With its recently launched research initiative focused on space object behavioral sciences, the University of Arizona is uniquely positioned at the forefront of a field that has implications for national security.
"We can't look at space as a peaceful sanctuary any longer," said Air Force Maj. Gen. Roger Teague, who spoke Thursday on the UA campus after a panel discussion moderated by U.S. Rep. Martha McSally (R-Ariz.), a retired Air Force colonel who serves on House committees on armed services and homeland security.
"Space is becoming increasingly congested and contested," Teague said. "We need a good understanding of our operational environment in order to ensure our way of life."
The 90-minute panel discussion included Moriba Jah of the UA, Mica Endsley of Situational Awareness Technologies, Susan Lederer of NASA, Michael Bartone of Intelligence Advanced Research Projects Activity and Travis Blake of Lockheed Martin Corp. All brought extensive knowledge of space object behavioral sciences, or SOBS, and perspective on where the nascent field appears to be headed.
Jah, an aerospace engineer and astrodynamicist who has been a spacecraft navigator for NASA missions to Mars, is the newly appointed director of the UA initiative, which was announced in January and is part of the University's Defense and Security Research Institute. SOBS is the examination of objects in space, and it includes locating satellites, studying the movement of objects and managing space traffic.
Jah is based in the UA College of Engineering as an associate research scientist of engineering and associate research professor of engineering.
"More and more nations are getting involved in space these days," Jah said, mentioning Nigeria and Venezuela as two of the newer players. "Many do not have the capabilities of the United States. There's an educational component that's missing, like having a driver's license without driver education."
Jah said "a whole different physics is required for this," adding that he expects the U.S. and research-driven institutions such as the UA to take the lead in SOBS. However, he cautioned against a one-size-fits-all mindset.
"People all over the world don't behave the same way," he said, "so why would we expect behavior in space to be uniform? There are cultural and societal influences. We can do ourselves a great favor by understanding this."
The panel said agreed-upon "rules of the road" are needed in SOBS and said the Inter-Agency Space Debris Coordination Committee, whose 14 member agencies include NASA, is a start. But not all information is meant to be shared, even in a cooperative global environment.
"It's not that we're going to give away our national security secrets," Blake said. "But we have to find a way to walk into the new age of space exploration. The discussions are happening, and that's the first step."

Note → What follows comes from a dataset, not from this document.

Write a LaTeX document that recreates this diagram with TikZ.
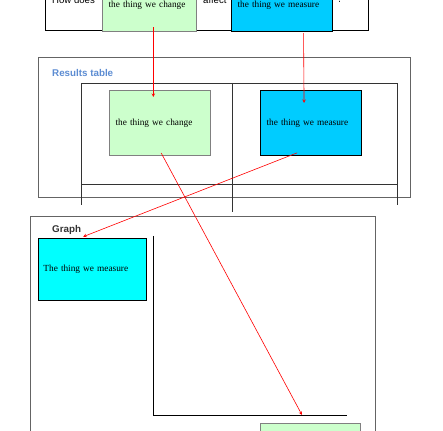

Blake said much can be learned from the maritime domain, which also went through a phase of sporadic data and limited tracking ability. He said the space domain has lagged because of its sheer distance from Earth — "It's out there and we can't see it," he said — but added that this is changing rapidly because of technology and the advancement of commercialization.
Lederer noted that one spacecraft impacted by an object the size of a grapefruit can yield tens of thousands of pieces of debris.
"You have to have a feel for what you're looking at," she said. "In our office, the goal is to understand the population of orbital debris."
Teague, an Arizona native, said space power is at the heart of every U.S. military operation and that the UA's recognized expertise in space sciences never has been more important.
"Space security requires significant research and development," he said, "and that's why (the military) will continue to reach out to our national laboratories and to academia.
"The new research headed up by Dr. Jah is exactly the type of support we need. It's a team game. There is no shortage of issues, and (space is) valuable real estate."